Goal
Transcribe all of the data exactly. Omit the pictures.

• • • • • • •

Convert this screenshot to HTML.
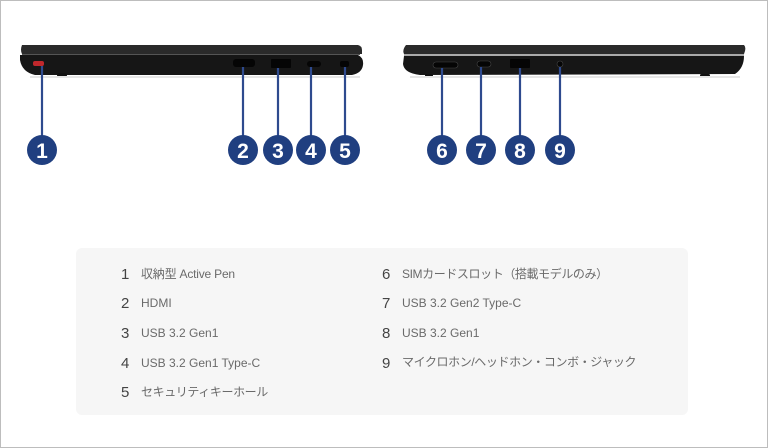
<!DOCTYPE html>
<html><head><meta charset="utf-8"><style>
html,body{margin:0;padding:0;background:#fff}
svg{display:block}
text{font-family:"Liberation Sans","Noto Sans CJK JP",sans-serif}
</style></head><body>
<svg width="768" height="448" viewBox="0 0 768 448" xmlns="http://www.w3.org/2000/svg">
<rect x="0.5" y="0.5" width="767" height="447" fill="#fff" stroke="#bdbdbd"/>
<!-- left laptop -->
<path d="M22,45 L358,45 Q362,46 362,50 L362,54 L22,54 Q20,50 22,45 Z" fill="#2a2a2a"/>
<path d="M20,55 L358,55 Q364,58 363,65 Q362,73 352,75 L35,75 Q22,72 20,60 Z" fill="#161616"/>
<line x1="22" y1="54.5" x2="360" y2="54.5" stroke="#555" stroke-width="1"/>
<rect x="33" y="61" width="11" height="5" rx="2" fill="#c0282c"/>
<rect x="57" y="73" width="10" height="4" rx="2" fill="#111"/>
<rect x="233" y="59" width="22" height="8" rx="3" fill="#050505"/>
<rect x="271" y="59" width="20" height="9" rx="1" fill="#050505"/>
<rect x="307" y="61" width="14" height="6" rx="3" fill="#050505"/>
<rect x="340" y="61" width="9" height="6" rx="2" fill="#050505"/>
<line x1="30" y1="77" x2="360" y2="77" stroke="#e6e6e6" stroke-width="2"/>
<!-- right laptop -->
<path d="M406,45 L744,45 Q746,47 745,51 L744,54 L404,54 Q402,50 406,45 Z" fill="#2a2a2a"/>
<path d="M404,56 L744,56 Q744,68 735,74 L420,75 Q404,73 403,64 Z" fill="#161616"/>
<line x1="404" y1="55" x2="744" y2="55" stroke="#555"/>
<rect x="433" y="62" width="25" height="6" rx="3" fill="#050505" stroke="#444" stroke-width="0.6"/>
<rect x="477" y="61" width="14" height="6" rx="3" fill="#050505" stroke="#444" stroke-width="0.6"/>
<rect x="510" y="59" width="20" height="9" rx="1" fill="#050505"/>
<circle cx="560" cy="64" r="3" fill="#050505" stroke="#444" stroke-width="0.6"/>
<rect x="425" y="74" width="8" height="3" rx="1.5" fill="#111"/>
<rect x="700" y="74" width="10" height="3" rx="1.5" fill="#111"/>
<line x1="410" y1="77" x2="740" y2="77" stroke="#e6e6e6" stroke-width="2"/>
<!-- leader lines -->
<g stroke="#2e4a8e" stroke-width="2.2">
<line x1="42" y1="66" x2="42" y2="140"/>
<line x1="243" y1="67" x2="243" y2="140"/>
<line x1="278" y1="68" x2="278" y2="140"/>
<line x1="311" y1="67" x2="311" y2="140"/>
<line x1="345" y1="67" x2="345" y2="140"/>
<line x1="442" y1="68" x2="442" y2="140"/>
<line x1="481" y1="67" x2="481" y2="140"/>
<line x1="520" y1="68" x2="520" y2="140"/>
<line x1="560" y1="67" x2="560" y2="140"/>
</g>
<g fill="#203f80">
<circle cx="42" cy="150" r="15"/><circle cx="243" cy="150" r="15"/><circle cx="278" cy="150" r="15"/>
<circle cx="311" cy="150" r="15"/><circle cx="345" cy="150" r="15"/><circle cx="442" cy="150" r="15"/>
<circle cx="481" cy="150" r="15"/><circle cx="520" cy="150" r="15"/><circle cx="560" cy="150" r="15"/>
</g>
<g fill="#fff" font-size="21" font-weight="bold" text-anchor="middle">
<text x="42" y="158">1</text><text x="243" y="158">2</text><text x="278" y="158">3</text>
<text x="311" y="158">4</text><text x="345" y="158">5</text><text x="442" y="158">6</text>
<text x="481" y="158">7</text><text x="520" y="158">8</text><text x="560" y="158">9</text>
</g>
<!-- panel -->
<rect x="76" y="248" width="612" height="167" rx="6" fill="#f6f6f6"/>
<g font-size="15" fill="#444">
<text x="121" y="279">1</text><text x="121" y="308">2</text><text x="121" y="338">3</text>
<text x="121" y="368">4</text><text x="121" y="397">5</text>
<text x="382" y="279">6</text><text x="382" y="308">7</text><text x="382" y="338">8</text><text x="382" y="368">9</text>
</g>
<g font-size="12" fill="#6a6a6a">
<text x="141" y="278" letter-spacing="-0.2">収納型 Active Pen</text>
<text x="141" y="307">HDMI</text>
<text x="141" y="337">USB 3.2 Gen1</text>
<text x="141" y="367">USB 3.2 Gen1 Type-C</text>
<text x="141" y="396" letter-spacing="-0.4">セキュリティキーホール</text>
<text x="402" y="278" letter-spacing="-0.4">SIMカードスロット（搭載モデルのみ）</text>
<text x="402" y="307">USB 3.2 Gen2 Type-C</text>
<text x="402" y="337">USB 3.2 Gen1</text>
<text x="402" y="366" letter-spacing="-0.4">マイクロホン/ヘッドホン・コンボ・ジャック</text>
</g>
</svg>
</body></html>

• • • • • • •

Solution for this exercise
Convert this screenshot to HTML.
<!DOCTYPE html>
<html><head><meta charset="utf-8"><style>
html,body{margin:0;padding:0;background:#fff}
svg{display:block}
text{font-family:"Liberation Sans","Noto Sans CJK JP",sans-serif}
</style></head><body>
<svg width="768" height="448" viewBox="0 0 768 448" xmlns="http://www.w3.org/2000/svg">
<rect x="0.5" y="0.5" width="767" height="447" fill="#fff" stroke="#bdbdbd"/>
<!-- left laptop -->
<path d="M22,45 L358,45 Q362,46 362,50 L362,54 L22,54 Q20,50 22,45 Z" fill="#2a2a2a"/>
<path d="M20,55 L358,55 Q364,58 363,65 Q362,73 352,75 L35,75 Q22,72 20,60 Z" fill="#161616"/>
<line x1="22" y1="54.5" x2="360" y2="54.5" stroke="#555" stroke-width="1"/>
<rect x="33" y="61" width="11" height="5" rx="2" fill="#c0282c"/>
<rect x="57" y="73" width="10" height="4" rx="2" fill="#111"/>
<rect x="233" y="59" width="22" height="8" rx="3" fill="#050505"/>
<rect x="271" y="59" width="20" height="9" rx="1" fill="#050505"/>
<rect x="307" y="61" width="14" height="6" rx="3" fill="#050505"/>
<rect x="340" y="61" width="9" height="6" rx="2" fill="#050505"/>
<line x1="30" y1="77" x2="360" y2="77" stroke="#e6e6e6" stroke-width="2"/>
<!-- right laptop -->
<path d="M406,45 L744,45 Q746,47 745,51 L744,54 L404,54 Q402,50 406,45 Z" fill="#2a2a2a"/>
<path d="M404,56 L744,56 Q744,68 735,74 L420,75 Q404,73 403,64 Z" fill="#161616"/>
<line x1="404" y1="55" x2="744" y2="55" stroke="#555"/>
<rect x="433" y="62" width="25" height="6" rx="3" fill="#050505" stroke="#444" stroke-width="0.6"/>
<rect x="477" y="61" width="14" height="6" rx="3" fill="#050505" stroke="#444" stroke-width="0.6"/>
<rect x="510" y="59" width="20" height="9" rx="1" fill="#050505"/>
<circle cx="560" cy="64" r="3" fill="#050505" stroke="#444" stroke-width="0.6"/>
<rect x="425" y="74" width="8" height="3" rx="1.5" fill="#111"/>
<rect x="700" y="74" width="10" height="3" rx="1.5" fill="#111"/>
<line x1="410" y1="77" x2="740" y2="77" stroke="#e6e6e6" stroke-width="2"/>
<!-- leader lines -->
<g stroke="#2e4a8e" stroke-width="2.2">
<line x1="42" y1="66" x2="42" y2="140"/>
<line x1="243" y1="67" x2="243" y2="140"/>
<line x1="278" y1="68" x2="278" y2="140"/>
<line x1="311" y1="67" x2="311" y2="140"/>
<line x1="345" y1="67" x2="345" y2="140"/>
<line x1="442" y1="68" x2="442" y2="140"/>
<line x1="481" y1="67" x2="481" y2="140"/>
<line x1="520" y1="68" x2="520" y2="140"/>
<line x1="560" y1="67" x2="560" y2="140"/>
</g>
<g fill="#203f80">
<circle cx="42" cy="150" r="15"/><circle cx="243" cy="150" r="15"/><circle cx="278" cy="150" r="15"/>
<circle cx="311" cy="150" r="15"/><circle cx="345" cy="150" r="15"/><circle cx="442" cy="150" r="15"/>
<circle cx="481" cy="150" r="15"/><circle cx="520" cy="150" r="15"/><circle cx="560" cy="150" r="15"/>
</g>
<g fill="#fff" font-size="21" font-weight="bold" text-anchor="middle">
<text x="42" y="158">1</text><text x="243" y="158">2</text><text x="278" y="158">3</text>
<text x="311" y="158">4</text><text x="345" y="158">5</text><text x="442" y="158">6</text>
<text x="481" y="158">7</text><text x="520" y="158">8</text><text x="560" y="158">9</text>
</g>
<!-- panel -->
<rect x="76" y="248" width="612" height="167" rx="6" fill="#f6f6f6"/>
<g font-size="15" fill="#444">
<text x="121" y="279">1</text><text x="121" y="308">2</text><text x="121" y="338">3</text>
<text x="121" y="368">4</text><text x="121" y="397">5</text>
<text x="382" y="279">6</text><text x="382" y="308">7</text><text x="382" y="338">8</text><text x="382" y="368">9</text>
</g>
<g font-size="12" fill="#6a6a6a">
<text x="141" y="278" letter-spacing="-0.2">収納型 Active Pen</text>
<text x="141" y="307">HDMI</text>
<text x="141" y="337">USB 3.2 Gen1</text>
<text x="141" y="367">USB 3.2 Gen1 Type-C</text>
<text x="141" y="396" letter-spacing="-0.4">セキュリティキーホール</text>
<text x="402" y="278" letter-spacing="-0.4">SIMカードスロット（搭載モデルのみ）</text>
<text x="402" y="307">USB 3.2 Gen2 Type-C</text>
<text x="402" y="337">USB 3.2 Gen1</text>
<text x="402" y="366" letter-spacing="-0.4">マイクロホン/ヘッドホン・コンボ・ジャック</text>
</g>
</svg>
</body></html>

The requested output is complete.